The Variations on a Nursery Tune for piano and orchestra, Op. 25, were written by Ernst von Dohnányi in 1914. It is subtitled "For the enjoyment of friends of humor, to the annoyance of others" (Freunden des Humors zur Freude, den Anderen zum Ärger) on the manuscript, though he omitted this inscription on the concert program and on the published edition, fearing that it might sound somewhat provocative. The work was premiered in Berlin on 17 February 1914.

== Structure ==
The Variations on a Nursery Tune consist of an introduction and theme, eleven variations and a coda.

- Introduction. Maestoso
- Theme. Allegro
- Variation I. Poco più mosso
- Variation II. Risoluto
- Variation III. L'istesso tempo
- Variation IV. Molto meno mosso (Allegretto moderato)
- Variation V. Più mosso
- Variation VI. Ancora più mosso (Allegro)
- Variation VII. Walzer (Tempo giusto)
- Variation VIII. Alla marcia (Allegro moderato)
- Variation IX. Presto
- Variation X. Passacaglia (Adagio non troppo)
- Variation XI. Choral (Maestoso)
- Finale fugato (Allegro vivace)

After a dramatic introduction, the theme – Twinkle, Twinkle, Little Star – is introduced, followed by eleven variations on it, including a waltz and a more serious passacaglia.

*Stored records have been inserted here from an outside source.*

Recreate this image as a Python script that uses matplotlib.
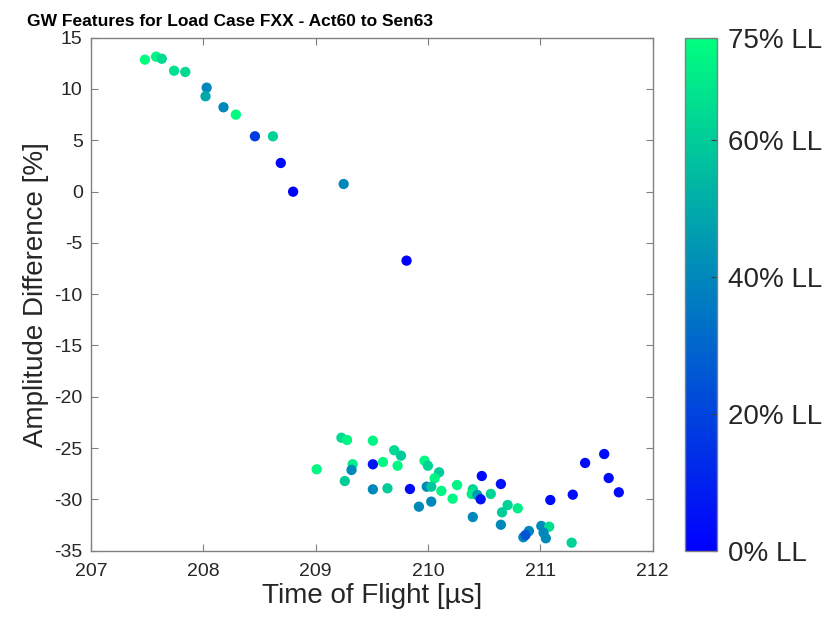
import matplotlib
matplotlib.use('Agg')
import matplotlib.pyplot as plt
import numpy as np

plt.rcParams['font.family'] = ['Liberation Sans', 'DejaVu Sans']
plt.rcParams['axes.unicode_minus'] = False

# time of flight [us], amplitude difference [%], load level [% LL]
tof = [207.48, 207.58, 207.63, 207.74, 207.84, 208.03, 208.02, 208.18, 208.29,
       208.46, 208.62, 208.69, 208.80, 209.25, 209.81,
       209.23, 209.28, 209.51, 209.01, 209.33, 209.32, 209.26, 209.51, 209.60,
       209.70, 209.76, 209.73, 209.51, 209.64, 209.84, 209.97, 210.00, 210.10,
       210.06, 209.99, 210.03, 210.12, 209.92, 210.03, 210.26, 210.22, 210.40,
       210.39, 210.44, 210.48, 210.47, 210.40, 210.56, 210.65, 210.71, 210.66,
       210.80, 210.65, 210.90, 210.85, 210.87, 211.01, 211.08, 211.03, 211.05,
       211.09, 211.29, 211.40, 211.57, 211.61, 211.70, 211.28]
amp = [12.86, 13.15, 12.95, 11.78, 11.66, 10.13, 9.29, 8.22, 7.50,
       5.39, 5.39, 2.79, -0.01, 0.74, -6.73,
       -23.99, -24.21, -24.28, -27.07, -26.58, -27.13, -28.21, -26.58, -26.36,
       -25.21, -25.74, -26.72, -29.02, -28.92, -28.99, -26.23, -26.72, -27.36,
       -27.94, -28.76, -28.76, -29.18, -30.71, -30.22, -28.60, -29.93, -29.02,
       -29.47, -29.57, -27.72, -29.99, -31.72, -29.47, -28.50, -30.55, -31.26,
       -30.87, -32.47, -33.08, -33.69, -33.47, -32.59, -32.66, -33.25, -33.79,
       -30.06, -29.54, -26.45, -25.58, -27.92, -29.31, -34.22]
load = [75, 72, 64, 66, 64, 40, 50, 40, 74,
        18, 62, 3, 0, 40, 0,
        64, 72, 72, 73, 70, 40, 60, 5, 73,
        64, 60, 73, 40, 60, 3, 73, 62, 60,
        72, 40, 58, 72, 40, 40, 72, 73, 62,
        70, 45, 3, 5, 40, 62, 5, 62, 60,
        70, 40, 40, 40, 25, 40, 65, 40, 40,
        3, 3, 3, 3, 3, 3, 62]

cbar_ticks = [0, 20, 40, 60, 75]
cbar_labels = ['0% LL', '20% LL', '40% LL', '60% LL', '75% LL']

fig = plt.figure(figsize=(8.27, 6.2), dpi=100)
ax = fig.add_axes([0.110, 0.1118, 0.679, 0.8274])

sc = ax.scatter(tof, amp, c=load, cmap='winter', vmin=0, vmax=75, s=55,
                edgecolors='none')

ax.set_xlim(207, 212)
ax.set_ylim(-35, 15)
ax.set_xticks(np.arange(207, 213, 1))
ax.set_yticks(np.arange(-35, 20, 5))
ax.tick_params(direction='in', top=True, right=True, length=5, width=0.8,
               color='#808080', labelsize=14, labelcolor='#262626', pad=6)
ax.tick_params(axis='x', pad=9)
for s in ax.spines.values():
    s.set_color('#808080')
    s.set_linewidth(1.0)

ax.set_xlabel('Time of Flight [µs]', fontsize=20, color='#262626', labelpad=2)
ax.set_ylabel('Amplitude Difference [%]', fontsize=20, color='#262626', labelpad=4)

fig.text(0.2787, 0.958, 'GW Features for Load Case FXX - Act60 to Sen63',
         fontweight='bold', fontsize=12.5, ha='center', va='baseline',
         color='black')

cax = fig.add_axes([0.8283, 0.1118, 0.0387, 0.8274])
cb = fig.colorbar(sc, cax=cax, ticks=cbar_ticks)
cb.ax.set_yticklabels(cbar_labels)
cb.ax.tick_params(direction='in', length=4, width=0.8, color='#404040',
                  labelsize=20, labelcolor='#262626', pad=8)
cb.outline.set_edgecolor('#808080')
cb.outline.set_linewidth(1.0)

fig.savefig('out.png', dpi=100, facecolor='white')
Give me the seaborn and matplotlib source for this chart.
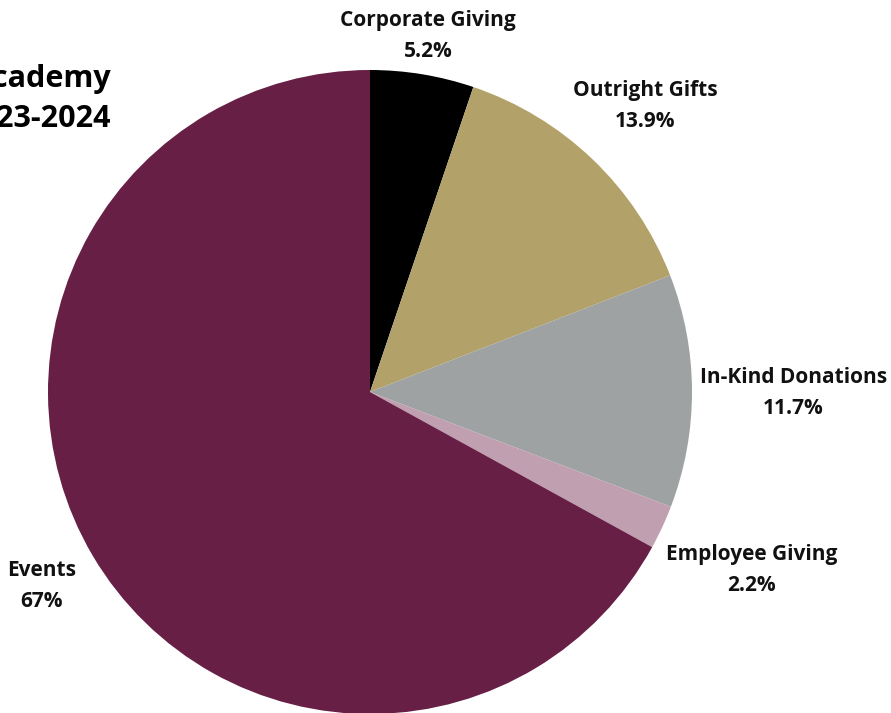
import numpy as np
import seaborn as sns
import matplotlib.pyplot as plt

# --- DATA ---
categories = ["Corporate Giving", "Outright Gifts", "In-Kind Donations", "Employee Giving", "Events"]
shares = [5.2, 13.9, 11.7, 2.2, 67.0]
share_labels = ["5.2%", "13.9%", "11.7%", "2.2%", "67%"]
colors = ["#000000", "#B2A26A", "#9EA2A2", "#C09FB0", "#671F45"]

# label positions in axis units (pie radius = 1)
label_pos = [(0.18, 1.106), (0.854, 0.888), (1.314, -0.003), (1.186, -0.553), (-1.019, -0.602)]

sns.set_theme(style="white")
plt.rcParams["font.family"] = ["Open Sans", "DejaVu Sans"]

fig = plt.figure(figsize=(8.91, 7.13), dpi=100)
ax = fig.add_axes([48 / 891, -1 / 713, 644 / 891, 644 / 713])

ax.pie(shares, colors=colors, startangle=90, counterclock=False,
       wedgeprops=dict(linewidth=0))
ax.set_xlim(-1, 1)
ax.set_ylim(-1, 1)
ax.set_aspect("equal")
ax.axis("off")

for name, pct, (x, y) in zip(categories, share_labels, label_pos):
    ax.text(x, y, f"{name}\n{pct}", ha="center", va="center", fontsize=15,
            fontweight="bold", linespacing=1.65, color="#111111", clip_on=False)

# title (cut off at the left edge in the original)
fig.text(111 / 891, 1 - 99 / 713, "Academy\n2023-2024", ha="right", va="center",
         fontsize=22, fontweight="bold", linespacing=1.45, color="black")

fig.savefig("out.png", dpi=100)
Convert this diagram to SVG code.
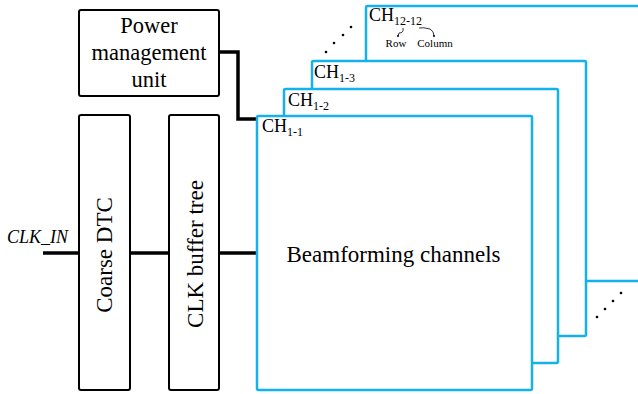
<svg xmlns="http://www.w3.org/2000/svg" width="638" height="394" viewBox="0 0 638 394">
<style>
.blk{fill:#fff;stroke:#000;stroke-width:2}
.ch{fill:#fff;stroke:#14b1ec;stroke-width:2.5}
.wire{fill:none;stroke:#000;stroke-width:3.5}
.t{fill:#000}
.dot{fill:#000}
.br{fill:none;stroke:#000;stroke-width:0.8}
</style>
<rect width="638" height="394" fill="#fff"/>
<g id="connectors">
<polyline class="wire" points="43,253 79,253"/>
<polyline class="wire" points="130,253 169,253"/>
<polyline class="wire" points="219,253 257,253"/>
<polyline class="wire" points="219,52 238,52 238,119 258,119"/>
</g>
<g font-family="'Liberation Serif','Times New Roman','DejaVu Serif',serif">
<g id="ch12-12">
<rect class="ch" x="366" y="6" width="280" height="275" rx="1.5"/>
<text class="t" x="369" y="21" font-size="18">CH<tspan font-size="12" dy="4">12-12</tspan></text>
<path class="br" d="M403,28 Q404,33 399,33 L398,36"/>
<path class="br" d="M419,28 Q423,27 430,29 Q434,31 434,36"/>
<circle class="dot" cx="398" cy="36" r="1"/>
<circle class="dot" cx="434" cy="36" r="1"/>
<text class="t" x="396" y="47" font-size="11" text-anchor="middle">Row</text>
<text class="t" x="435" y="47" font-size="11" text-anchor="middle">Column</text>
</g>
<g id="dots">
<circle class="dot" cx="326" cy="52" r="1.3"/>
<circle class="dot" cx="334" cy="43" r="1.3"/>
<circle class="dot" cx="343" cy="35" r="1.3"/>
<circle class="dot" cx="351" cy="27" r="1.3"/>
<circle class="dot" cx="597" cy="317" r="1.3"/>
<circle class="dot" cx="605" cy="309" r="1.3"/>
<circle class="dot" cx="613" cy="301" r="1.3"/>
<circle class="dot" cx="621" cy="293" r="1.3"/>
</g>
<g id="ch1-3">
<rect class="ch" x="312" y="61" width="274" height="275" rx="1.5"/>
<text class="t" x="314" y="78" font-size="18">CH<tspan font-size="12" dy="4">1-3</tspan></text>
</g>
<g id="ch1-2">
<rect class="ch" x="284" y="89" width="274" height="274" rx="1.5"/>
<text class="t" x="288" y="106" font-size="18">CH<tspan font-size="12" dy="4">1-2</tspan></text>
</g>
<g id="ch1-1">
<rect class="ch" x="257" y="116" width="275" height="274" rx="1.5"/>
<text class="t" x="262" y="132" font-size="18">CH<tspan font-size="12" dy="4">1-1</tspan></text>
<text class="t" x="393.5" y="262" font-size="23" text-anchor="middle">Beamforming channels</text>
</g>
<g id="pmu">
<rect class="blk" x="79" y="10" width="140" height="86" rx="2"/>
<text class="t" x="149" y="33" font-size="22.5" text-anchor="middle">Power</text>
<text class="t" x="149" y="60" font-size="22.5" text-anchor="middle">management</text>
<text class="t" x="149" y="87" font-size="22.5" text-anchor="middle">unit</text>
</g>
<g id="coarse-dtc">
<rect class="blk" x="79" y="115" width="51" height="275" rx="2"/>
<text class="t" font-size="23" text-anchor="middle" transform="translate(112,255) rotate(-90)">Coarse DTC</text>
</g>
<g id="clk-buffer">
<rect class="blk" x="169" y="115" width="50" height="275" rx="2"/>
<text class="t" font-size="23" text-anchor="middle" transform="translate(202.5,254) rotate(-90)">CLK buffer tree</text>
</g>
<g id="clk-in">
<text class="t" x="7" y="243" font-size="18" font-style="italic">CLK_IN</text>
</g>
</g>
</svg>
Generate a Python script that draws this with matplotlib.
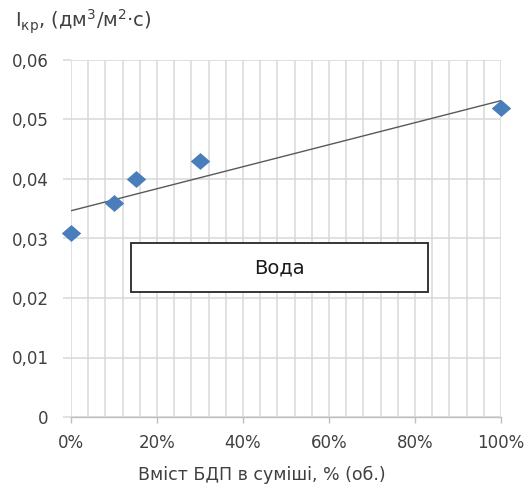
import numpy as np
import matplotlib
matplotlib.use("Agg")
import matplotlib.pyplot as plt
from matplotlib.ticker import MultipleLocator, FuncFormatter, FixedLocator
from matplotlib.patches import Rectangle

plt.rcParams['font.family'] = ['DejaVu Sans']
plt.rcParams['mathtext.fontset'] = 'dejavusans'

content = [0.0, 0.10, 0.15, 0.30, 1.00]
flux = [0.031, 0.036, 0.040, 0.043, 0.052]
x_ticks = [0.0, 0.2, 0.4, 0.6, 0.8, 1.0]
y_ticks = [0.0, 0.01, 0.02, 0.03, 0.04, 0.05, 0.06]
box_label = "Вода"
x_title = "Вміст БДП в суміші, % (об.)"
y_title = r"I$_{\mathregular{кр}}$, (дм$^{\mathregular{3}}$/м$^{\mathregular{2}}$·с)"

fig = plt.figure(figsize=(5.3, 4.9), dpi=100)
ax = fig.add_axes([71/530, 1-417/490, 430/530, 357/490])

txt = '#404040'
grid_c = '#D9D9D9'

ax.set_xlim(0, 1.0)
ax.set_ylim(0, 0.06)
ax.xaxis.set_major_locator(FixedLocator(x_ticks))
ax.xaxis.set_minor_locator(MultipleLocator(0.04))
ax.yaxis.set_major_locator(FixedLocator(y_ticks))
ax.xaxis.set_major_formatter(FuncFormatter(lambda v, p: f"{v*100:.0f}%"))
ax.yaxis.set_major_formatter(FuncFormatter(lambda v, p: "0" if v == 0 else f"{v:.2f}".replace('.', ',')))

ax.grid(True, which='both', axis='x', color=grid_c, lw=1.1, zorder=0)
ax.grid(True, which='major', axis='y', color=grid_c, lw=1.1, zorder=0)
ax.set_axisbelow(True)

for s in ['left', 'right', 'top']:
    ax.spines[s].set_visible(False)
ax.spines['bottom'].set_color('#BFBFBF')
ax.spines['bottom'].set_linewidth(1.0)

ax.tick_params(axis='x', which='major', length=4, color='#BFBFBF', width=1.0,
               pad=8, labelsize=12, labelcolor=txt)
ax.tick_params(axis='x', which='minor', length=0)
ax.tick_params(axis='y', which='major', length=6, color=grid_c, width=1.1,
               pad=10, labelsize=12, labelcolor=txt)

# data
diamond = [(0, 1), (1.15, 0), (0, -1), (-1.15, 0), (0, 1)]
ax.plot(content, flux, linestyle='none', marker=diamond, markersize=14,
        color='#4A7EBB', markeredgewidth=0, zorder=4, clip_on=False)

# linear trendline
k, b = np.polyfit(content, flux, 1)
xs = np.array([0.0, 1.0])
ax.plot(xs, k*xs + b, color='#595959', lw=1.0, zorder=3)

# box
ax.add_patch(Rectangle((0.14, 0.35), 0.69, 0.137, transform=ax.transAxes,
                       facecolor='white', edgecolor='#262626', lw=1.3, zorder=5))
ax.text(0.485, 0.418, box_label, transform=ax.transAxes, ha='center', va='center',
        fontsize=14, color='#1a1a1a', zorder=6)

fig.text(262/530, 1-475/490, x_title, ha='center', va='center', fontsize=12.5, color=txt)
fig.text(15/530, 1-22/490, y_title, ha='left', va='center', fontsize=14, color=txt)

fig.savefig('out.png', dpi=100)
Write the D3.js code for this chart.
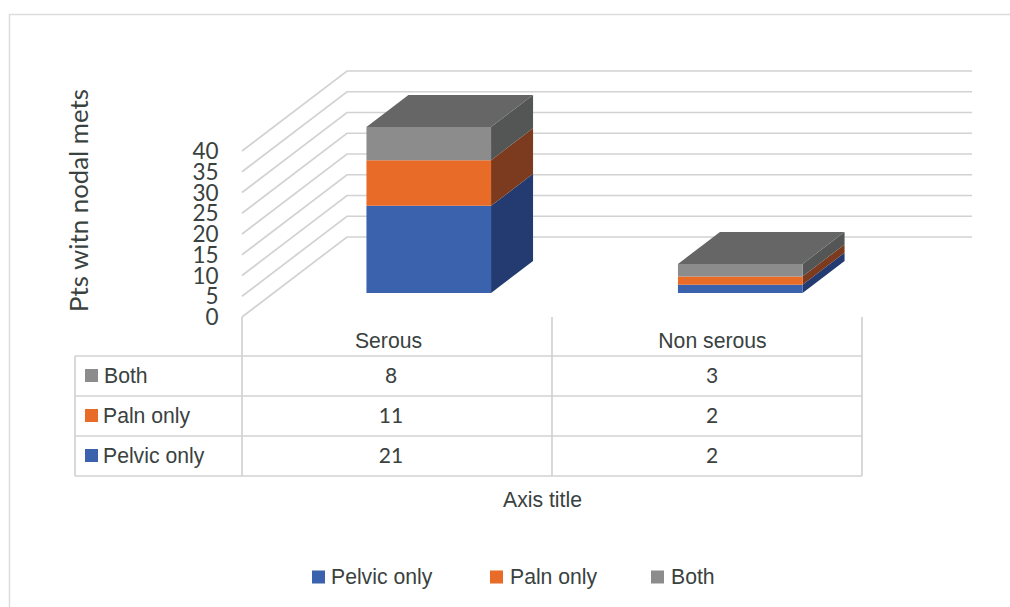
<!DOCTYPE html>
<html><head><meta charset="utf-8">
<script src="https://cdn.jsdelivr.net/npm/d3@7"></script>
<style>html,body{margin:0;padding:0;background:#fff}svg{display:block}</style>
</head><body><svg id="c" width="1010" height="607"></svg>
<script>
const categories = ["Serous", "Non serous"];
const pelvicOnly = [21, 2];
const palnOnly = [11, 2];
const both = [8, 3];
const seriesNames = ["Pelvic only", "Paln only", "Both"];
const seriesValues = [pelvicOnly, palnOnly, both];
const yTicks = [0, 5, 10, 15, 20, 25, 30, 35, 40];
const frontColors = ["#3b62ad", "#e96b28", "#8c8c8c"];
const sideColors = ["#233b70", "#7c3b1e", "#535655"];
const topColor = "#666666";
const gridColor = "#d2d2d2", textColor = "#39423f";

const svg = d3.select("#c");
const sans = "'Liberation Sans',Arial,sans-serif", lato = "Lato,sans-serif";

const x = d3.scaleBand().domain(categories).range([242, 862]);
const xBars = d3.scaleBand().domain(categories).range([241.5, 864.5]);
const y = d3.scaleLinear().domain([0, 40]).range([317, 151]);
const depthX = d3.scaleLinear().domain([0, 1]).range([0, 105]);
const depthY = d3.scaleLinear().domain([0, 1]).range([0, -80]);
const P = (px, val, z) => [px + depthX(z), y(val) + depthY(z)];
const poly = pts => pts.map(p => p.join(",")).join(" ");

// frame
svg.append("path").attr("d", "M9.5,607V14.5H1010").attr("fill", "none").attr("stroke", "#dcdcdc").attr("stroke-width", 1.5);

// gridlines on wall
const gridRight = 972;
svg.append("g").selectAll("polyline").data(yTicks).join("polyline")
  .attr("points", d => poly([P(242, d, 0), P(242, d, 1), [gridRight, P(242, d, 1)[1]]]))
  .attr("fill", "none").attr("stroke", gridColor).attr("stroke-width", 1.7);

// stacked 3D bars
const z0 = 0.3, z1 = 0.7, barFrac = 0.4;
const bars = svg.append("g");
categories.forEach((c, ci) => {
  const cx = xBars(c) + xBars.bandwidth() / 2, w = xBars.bandwidth() * barFrac;
  const xl = cx - w / 2, xr = cx + w / 2;
  let base = 0;
  seriesValues.forEach((s, si) => {
    const v0 = base, v1 = base + s[ci];
    bars.append("polygon").attr("fill", sideColors[si])
      .attr("points", poly([P(xr, v0, z0), P(xr, v0, z1), P(xr, v1, z1), P(xr, v1, z0)]));
    bars.append("polygon").attr("fill", frontColors[si])
      .attr("points", poly([P(xl, v0, z0), P(xr, v0, z0), P(xr, v1, z0), P(xl, v1, z0)]));
    base = v1;
  });
  bars.append("polygon").attr("fill", topColor)
    .attr("points", poly([P(xl, base, z0), P(xr, base, z0), P(xr, base, z1), P(xl, base, z1)]));
});

// y tick labels
svg.append("g").selectAll("text").data(yTicks).join("text")
  .attr("x", 218.5).attr("y", d => y(d) + 8)
  .attr("text-anchor", "end").attr("font-family", lato).attr("font-size", 22.5).attr("fill", textColor)
  .text(d => d);

// y title
svg.append("text").attr("transform", "translate(88,200.5) rotate(-90)")
  .attr("text-anchor", "middle").attr("font-family", lato).attr("font-size", 25.8).attr("fill", textColor)
  .text("Pts witn nodal mets");

// data table
const rowOrder = [2, 1, 0];
const tableLeft = 75, rowY = d3.scaleLinear().domain([0, 3]).range([356, 476]);
const t = svg.append("g").attr("stroke", gridColor).attr("stroke-width", 1.7).attr("fill", "none");
d3.range(4).forEach(i => t.append("line").attr("x1", tableLeft).attr("x2", 862).attr("y1", rowY(i)).attr("y2", rowY(i)));
t.append("line").attr("x1", tableLeft).attr("x2", tableLeft).attr("y1", rowY(0)).attr("y2", rowY(3));
[x.range()[0], x(categories[1]), x.range()[1]].forEach(px =>
  t.append("line").attr("x1", px).attr("x2", px).attr("y1", y(0)).attr("y2", rowY(3)));

const headerCenters = [388.5, 712.5], valueCenters = [391, 712];
categories.forEach((c, ci) => {
  svg.append("text").attr("x", headerCenters[ci]).attr("y", 348)
    .attr("text-anchor", "middle").attr("font-family", sans).attr("font-size", 21.2).attr("fill", textColor).text(c);
});
rowOrder.forEach((si, r) => {
  const my = (rowY(r) + rowY(r + 1)) / 2;
  svg.append("rect").attr("x", 85).attr("y", my - 7).attr("width", 13).attr("height", 13)
    .attr("fill", frontColors[si]);
  svg.append("text").attr("x", si === 2 ? 104 : 103).attr("y", my + 6.5)
    .attr("font-family", sans).attr("font-size", 21.2).attr("fill", textColor).text(seriesNames[si]);
  categories.forEach((c, ci) => {
    svg.append("text").attr("x", valueCenters[ci]).attr("y", my + 7)
      .attr("text-anchor", "middle").attr("font-family", lato).attr("font-size", 21).attr("fill", textColor)
      .text(seriesValues[si][ci]);
  });
});

// x title
svg.append("text").attr("x", 542.5).attr("y", 507).attr("text-anchor", "middle")
  .attr("font-family", sans).attr("font-size", 21.2).attr("fill", textColor).text("Axis title");

// legend
const legendSwatchX = [312, 490, 651], legendTextX = [331, 510, 671];
seriesNames.forEach((n, i) => {
  svg.append("rect").attr("x", legendSwatchX[i]).attr("y", 570.5).attr("width", 13).attr("height", 13).attr("fill", frontColors[i]);
  svg.append("text").attr("x", legendTextX[i]).attr("y", 584)
    .attr("font-family", sans).attr("font-size", 21.2).attr("fill", textColor).text(n);
});
</script></body></html>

Dohnányi alludes to many different works, or composers' distinctive compositional styles, in the piece. For instance, variation 8 suggests the march from the second movement of Tchaikovsky's "Little Russian" Symphony. Debussy is alluded to, with the ethereal harmonies of the 11th variation. Dohnányi pokes fun at nearly every composer his audience of 1914 would have been familiar with.

== Reception ==
The work made Dohnányi famous, particularly in England, where the audience "seemed to have a real sense of humor", and North America.